Like it’s EU counterpart, Germany, Britain’s economy is contracting at rates not seen since the end of World War II. If Britain stays on the current track it could approach figures last seen in 1931.
Predictions for Britain to shrink by 3.5 to 4.5 percent this year. Bloomberg reports:
The recession, which may turn out to be the worst since the 1930s, prompted Prime Minister Gordon Brown’s government to say this week that the budget deficit may swell to a record and is casting doubt on Britain’s credit rating. The Bank of England nevertheless argues the slump may be easing as they print money to stave off deflation and keep rates at a record low.
“It’s shockingly bad,” said Alan Clarke, an economist at BNP Paribas SA in London. “People still aren’t pessimistic enough. This casts shadows over any green shoots of recovery. This recession will be more prolonged than people expect.”
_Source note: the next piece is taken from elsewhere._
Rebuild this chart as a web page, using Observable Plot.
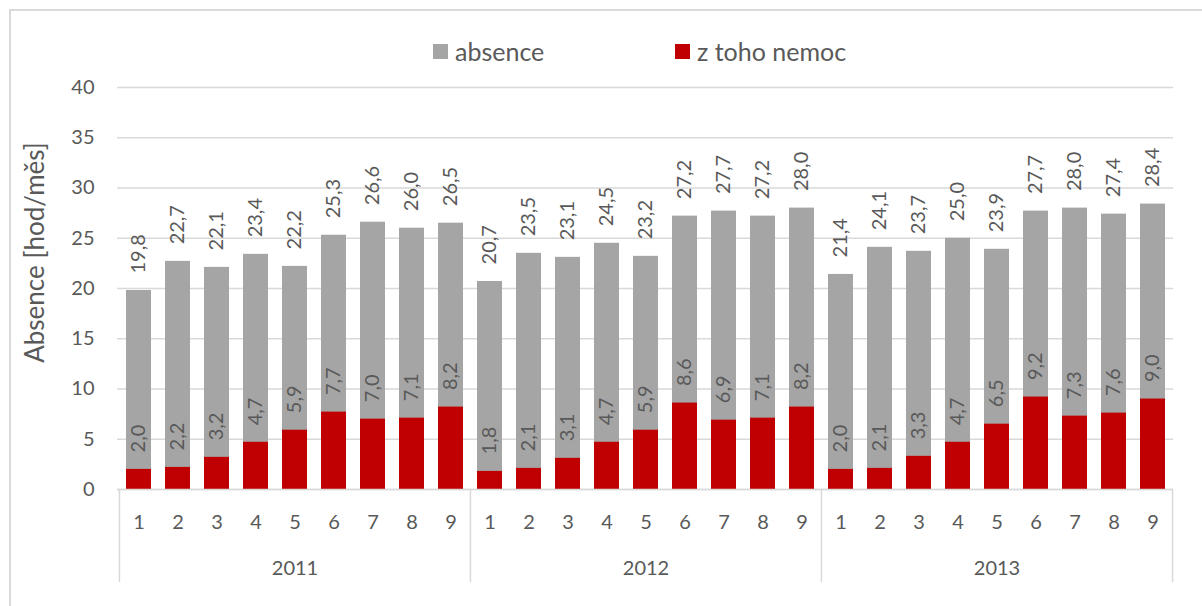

Stratfor says that Germany’s economy could shrink by more than 5%:
The Organization for Economic Cooperation and Development has predicted that the German economy might shrink by as much as 5.3 percent in 2009, a much bleaker outlook than the 2.3 percent decline forecast by the European Commission in January. The 5.3 percent contraction would represent the biggest decline for Germany — excluding the immediate post-World War II devastation of 1945 and 1946 — since the depths of the Great Depression in 1932, when the economy shrank by roughly 7.5 percent. Considering that Germany’s GDP equals three times the combined output of its central European neighbors, the slump is certain to have immense effects on the rest of Europe.
Any uncertainty in the mood of Germany does not bode well for European stability. We are not out of the woods yet.